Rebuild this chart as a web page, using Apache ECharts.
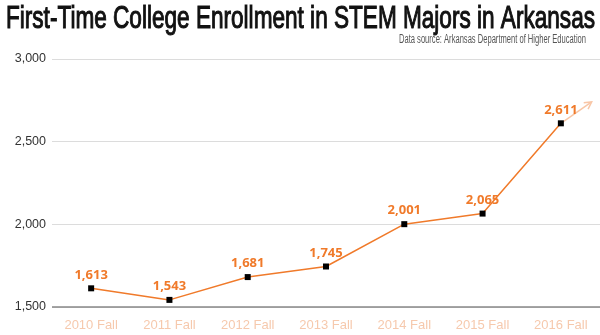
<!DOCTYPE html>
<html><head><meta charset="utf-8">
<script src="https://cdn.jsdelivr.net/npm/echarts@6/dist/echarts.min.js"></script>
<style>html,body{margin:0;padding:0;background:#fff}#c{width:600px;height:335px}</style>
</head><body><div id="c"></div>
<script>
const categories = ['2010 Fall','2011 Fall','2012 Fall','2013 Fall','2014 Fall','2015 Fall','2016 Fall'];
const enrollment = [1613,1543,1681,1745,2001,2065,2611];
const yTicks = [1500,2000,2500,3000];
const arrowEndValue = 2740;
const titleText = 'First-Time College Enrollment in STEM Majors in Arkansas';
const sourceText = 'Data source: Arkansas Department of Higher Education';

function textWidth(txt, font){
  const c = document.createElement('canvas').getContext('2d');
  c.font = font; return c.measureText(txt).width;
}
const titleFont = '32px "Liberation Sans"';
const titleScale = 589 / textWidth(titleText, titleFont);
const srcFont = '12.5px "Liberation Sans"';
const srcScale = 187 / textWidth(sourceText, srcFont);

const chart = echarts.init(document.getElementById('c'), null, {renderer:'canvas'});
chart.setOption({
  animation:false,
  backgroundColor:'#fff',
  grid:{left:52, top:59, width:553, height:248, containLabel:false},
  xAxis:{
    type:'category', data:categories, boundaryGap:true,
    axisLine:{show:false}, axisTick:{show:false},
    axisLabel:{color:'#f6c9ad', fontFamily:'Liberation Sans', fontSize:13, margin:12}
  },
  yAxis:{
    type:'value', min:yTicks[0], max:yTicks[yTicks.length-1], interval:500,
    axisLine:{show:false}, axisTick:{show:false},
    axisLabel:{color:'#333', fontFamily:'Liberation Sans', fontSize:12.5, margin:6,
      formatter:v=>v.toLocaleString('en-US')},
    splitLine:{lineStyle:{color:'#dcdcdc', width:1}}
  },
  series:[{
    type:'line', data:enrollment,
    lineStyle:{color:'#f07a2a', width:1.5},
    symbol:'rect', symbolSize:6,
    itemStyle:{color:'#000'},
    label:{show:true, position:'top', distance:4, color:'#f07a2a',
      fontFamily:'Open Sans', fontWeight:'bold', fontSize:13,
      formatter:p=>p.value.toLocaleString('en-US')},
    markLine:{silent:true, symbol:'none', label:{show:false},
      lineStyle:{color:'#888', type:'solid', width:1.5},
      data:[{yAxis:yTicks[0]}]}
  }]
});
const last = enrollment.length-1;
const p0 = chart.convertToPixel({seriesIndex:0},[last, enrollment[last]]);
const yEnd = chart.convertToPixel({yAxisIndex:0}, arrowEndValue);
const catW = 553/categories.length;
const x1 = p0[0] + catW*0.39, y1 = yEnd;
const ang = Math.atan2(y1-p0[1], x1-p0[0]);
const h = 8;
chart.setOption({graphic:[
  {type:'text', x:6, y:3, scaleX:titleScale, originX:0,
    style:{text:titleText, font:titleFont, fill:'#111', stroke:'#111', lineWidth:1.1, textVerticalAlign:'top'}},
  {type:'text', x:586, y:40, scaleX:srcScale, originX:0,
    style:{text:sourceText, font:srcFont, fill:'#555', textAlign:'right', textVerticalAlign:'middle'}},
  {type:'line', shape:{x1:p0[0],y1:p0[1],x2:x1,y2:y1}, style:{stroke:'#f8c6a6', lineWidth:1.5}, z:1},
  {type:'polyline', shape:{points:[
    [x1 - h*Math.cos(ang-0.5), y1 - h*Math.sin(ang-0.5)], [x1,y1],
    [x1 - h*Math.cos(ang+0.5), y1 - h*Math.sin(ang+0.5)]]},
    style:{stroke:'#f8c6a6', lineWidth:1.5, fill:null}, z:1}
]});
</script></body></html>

• [Exercise aim] Copy the listing word for word, excluding its pictures.

• [Correct output]
Rebuild this chart as a web page, using Apache ECharts.
<!DOCTYPE html>
<html><head><meta charset="utf-8">
<script src="https://cdn.jsdelivr.net/npm/echarts@6/dist/echarts.min.js"></script>
<style>html,body{margin:0;padding:0;background:#fff}#c{width:600px;height:335px}</style>
</head><body><div id="c"></div>
<script>
const categories = ['2010 Fall','2011 Fall','2012 Fall','2013 Fall','2014 Fall','2015 Fall','2016 Fall'];
const enrollment = [1613,1543,1681,1745,2001,2065,2611];
const yTicks = [1500,2000,2500,3000];
const arrowEndValue = 2740;
const titleText = 'First-Time College Enrollment in STEM Majors in Arkansas';
const sourceText = 'Data source: Arkansas Department of Higher Education';

function textWidth(txt, font){
  const c = document.createElement('canvas').getContext('2d');
  c.font = font; return c.measureText(txt).width;
}
const titleFont = '32px "Liberation Sans"';
const titleScale = 589 / textWidth(titleText, titleFont);
const srcFont = '12.5px "Liberation Sans"';
const srcScale = 187 / textWidth(sourceText, srcFont);

const chart = echarts.init(document.getElementById('c'), null, {renderer:'canvas'});
chart.setOption({
  animation:false,
  backgroundColor:'#fff',
  grid:{left:52, top:59, width:553, height:248, containLabel:false},
  xAxis:{
    type:'category', data:categories, boundaryGap:true,
    axisLine:{show:false}, axisTick:{show:false},
    axisLabel:{color:'#f6c9ad', fontFamily:'Liberation Sans', fontSize:13, margin:12}
  },
  yAxis:{
    type:'value', min:yTicks[0], max:yTicks[yTicks.length-1], interval:500,
    axisLine:{show:false}, axisTick:{show:false},
    axisLabel:{color:'#333', fontFamily:'Liberation Sans', fontSize:12.5, margin:6,
      formatter:v=>v.toLocaleString('en-US')},
    splitLine:{lineStyle:{color:'#dcdcdc', width:1}}
  },
  series:[{
    type:'line', data:enrollment,
    lineStyle:{color:'#f07a2a', width:1.5},
    symbol:'rect', symbolSize:6,
    itemStyle:{color:'#000'},
    label:{show:true, position:'top', distance:4, color:'#f07a2a',
      fontFamily:'Open Sans', fontWeight:'bold', fontSize:13,
      formatter:p=>p.value.toLocaleString('en-US')},
    markLine:{silent:true, symbol:'none', label:{show:false},
      lineStyle:{color:'#888', type:'solid', width:1.5},
      data:[{yAxis:yTicks[0]}]}
  }]
});
const last = enrollment.length-1;
const p0 = chart.convertToPixel({seriesIndex:0},[last, enrollment[last]]);
const yEnd = chart.convertToPixel({yAxisIndex:0}, arrowEndValue);
const catW = 553/categories.length;
const x1 = p0[0] + catW*0.39, y1 = yEnd;
const ang = Math.atan2(y1-p0[1], x1-p0[0]);
const h = 8;
chart.setOption({graphic:[
  {type:'text', x:6, y:3, scaleX:titleScale, originX:0,
    style:{text:titleText, font:titleFont, fill:'#111', stroke:'#111', lineWidth:1.1, textVerticalAlign:'top'}},
  {type:'text', x:586, y:40, scaleX:srcScale, originX:0,
    style:{text:sourceText, font:srcFont, fill:'#555', textAlign:'right', textVerticalAlign:'middle'}},
  {type:'line', shape:{x1:p0[0],y1:p0[1],x2:x1,y2:y1}, style:{stroke:'#f8c6a6', lineWidth:1.5}, z:1},
  {type:'polyline', shape:{points:[
    [x1 - h*Math.cos(ang-0.5), y1 - h*Math.sin(ang-0.5)], [x1,y1],
    [x1 - h*Math.cos(ang+0.5), y1 - h*Math.sin(ang+0.5)]]},
    style:{stroke:'#f8c6a6', lineWidth:1.5, fill:null}, z:1}
]});
</script></body></html>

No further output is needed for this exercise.